Philoche regularly assists charitable organizations through donations of his artwork as well as his direct participation in their activities.

In partnership with the Fairfield Comedy Club as part of Van's Foot the Bill Initiative, Philoche designed a pair of limited-edition Classic Slip-On Vans and a t-shirt, adorned with icons he frequently uses in his paintings, including his rEVOLution symbol alongside his signature paper airplane. Proceeds from the sales were donated to comedians who have lost their jobs because of the pandemic. Through the initiative, Philoche and the comedy club were able to raise upwards of $10,000 for local comedians.

During the COVID-19 Pandemic of 2020, Philoche expanded his efforts by supporting struggling artists including those without any sales history. Half of the artists from whom he purchased were New York-based and known to Philoche. However, he has also solicited purchases from artists as far away as London and Australia.
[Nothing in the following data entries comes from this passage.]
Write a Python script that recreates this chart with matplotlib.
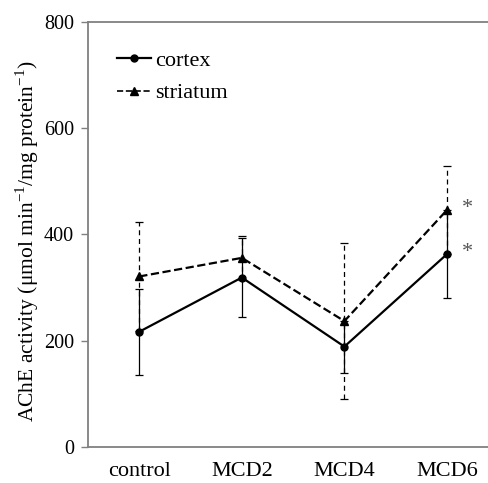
import matplotlib.pyplot as plt
from matplotlib.lines import Line2D

plt.rcParams['font.family'] = ['Liberation Serif', 'DejaVu Serif']

# AChE activity by group
groups = ['control', 'MCD2', 'MCD4', 'MCD6']
cortex = [217, 319, 189, 363]
cortex_err = [81, 75, 49, 83]
striatum = [321, 356, 237, 446]
striatum_err = [102, 41, 147, 82]
significant = [False, False, False, True]

fig = plt.figure(figsize=(4.89, 4.83), dpi=100)
ax = fig.add_axes([0.18, 0.0745, 0.82, 0.88])

x = list(range(len(groups)))

ax.errorbar(x, cortex, yerr=cortex_err, color='black', lw=1.6,
            marker='o', ms=5, elinewidth=0.9, capsize=3, capthick=0.9)
eb2 = ax.errorbar(x, striatum, yerr=striatum_err, color='black', lw=1.6,
                  ls='--', marker='^', ms=5.5, elinewidth=0.9, capsize=3,
                  capthick=0.9)
eb2[-1][0].set_linestyle((0, (4, 3)))

for i in range(len(groups)):
    if significant[i]:
        ax.annotate('*', (x[i], cortex[i]), xytext=(11, 1), textcoords='offset points',
                    fontsize=16, color='#555555', va='center')
        ax.annotate('*', (x[i], striatum[i]), xytext=(11, 1), textcoords='offset points',
                    fontsize=16, color='#555555', va='center')

ax.set_xlim(-0.5, 3.41)
ax.set_ylim(0, 800)
ax.set_yticks([0, 200, 400, 600, 800])
ax.set_xticks(x)
ax.set_xticklabels(groups)
ax.tick_params(axis='x', length=0, pad=11, labelsize=16)
ax.tick_params(axis='y', length=5, width=1, color='#808080', labelsize=14.5, pad=5)

for s in ['top', 'left', 'bottom']:
    ax.spines[s].set_color('#808080')
    ax.spines[s].set_linewidth(1.3)
ax.spines['right'].set_visible(False)

ax.set_ylabel('AChE activity (μmol min$^{\\mathregular{-1}}$/mg protein$^{\\mathregular{-1}}$)',
              fontsize=15.5)
ax.yaxis.set_label_coords(-0.118, 0.485)

handles = [Line2D([], [], color='black', lw=1.6, marker='o', ms=5),
           Line2D([], [], color='black', lw=1.2, ls='--', marker='^', ms=5.5)]
ax.legend(handles, ['cortex', 'striatum'], loc='upper left', bbox_to_anchor=(0.05, 0.955),
          frameon=False, fontsize=16, handlelength=1.55, handletextpad=0.15,
          labelspacing=0.55, borderaxespad=0)

fig.savefig('out.png', dpi=100)
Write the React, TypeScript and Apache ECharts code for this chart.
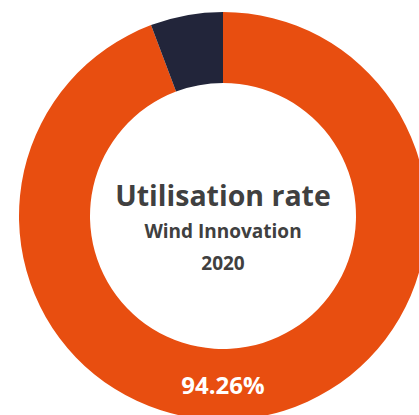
import React, { useEffect, useRef } from "react";
import * as echarts from "echarts";

const categories = ["Utilised", "Not utilised"];
const values = [94.26, 5.74];
const colors = ["#E84E10", "#22253A"];
const titleLines = ["Utilisation rate", "Wind Innovation", "2020"];

export default function App() {
  const ref = useRef<HTMLDivElement>(null);
  useEffect(() => {
    if (!ref.current) return;
    const chart = echarts.init(ref.current, undefined, { renderer: "svg" });
    const cx = 223;
    const cy = 216;
    const font = "'Open Sans', sans-serif";
    chart.setOption({
      animation: false,
      series: [
        {
          type: "pie",
          center: [cx, cy],
          radius: [133, 204],
          startAngle: 90,
          clockwise: true,
          label: { show: false },
          labelLine: { show: false },
          emphasis: { disabled: true },
          itemStyle: { borderWidth: 0 },
          data: categories.map((name, i) => ({
            name,
            value: values[i],
            itemStyle: { color: colors[i] },
          })),
        },
      ],
      graphic: [
        {
          type: "text",
          x: cx,
          y: 195,
          z: 100,
          style: {
            text: titleLines[0],
            font: `bold 28.5px ${font}`,
            fill: "#404040",
            align: "center",
            verticalAlign: "middle",
          },
        },
        {
          type: "text",
          x: cx,
          y: 231,
          z: 100,
          style: {
            text: titleLines[1],
            font: `bold 19px ${font}`,
            fill: "#404040",
            align: "center",
            verticalAlign: "middle",
          },
        },
        {
          type: "text",
          x: cx,
          y: 263,
          z: 100,
          style: {
            text: titleLines[2],
            font: `bold 19px ${font}`,
            fill: "#404040",
            align: "center",
            verticalAlign: "middle",
          },
        },
        {
          type: "text",
          x: cx,
          y: 384,
          z: 100,
          style: {
            text: values[0].toFixed(2) + "%",
            font: `bold 24px ${font}`,
            fill: "#ffffff",
            align: "center",
            verticalAlign: "middle",
          },
        },
      ],
    });
    return () => chart.dispose();
  }, []);
  return (
    <div
      ref={ref}
      style={{ position: "fixed", left: 0, top: 0, width: 419, height: 415, background: "#ffffff" }}
    />
  );
}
Known as The Philoche Collection, Philoche assembled a diverse array of works which adorn the walls of his small New York apartment.

A major motivation for this was Philoche's own experience trying to make a name for himself as an emerging artist and a desire to make the experience easier for other emerging artists. Word of Philoche's philanthropy has reached emerging artists and collectors alike, influencing the latter to invest in his collecting project. This led to previously unexhibited artists securing future group exhibitions of their work.

Philoche plans to bring as many artists from the collection to the public as possible, and in June 2021, hosted the first public exhibition featuring works from the collection at the Virgil Catherine Gallery in Chicago, IL.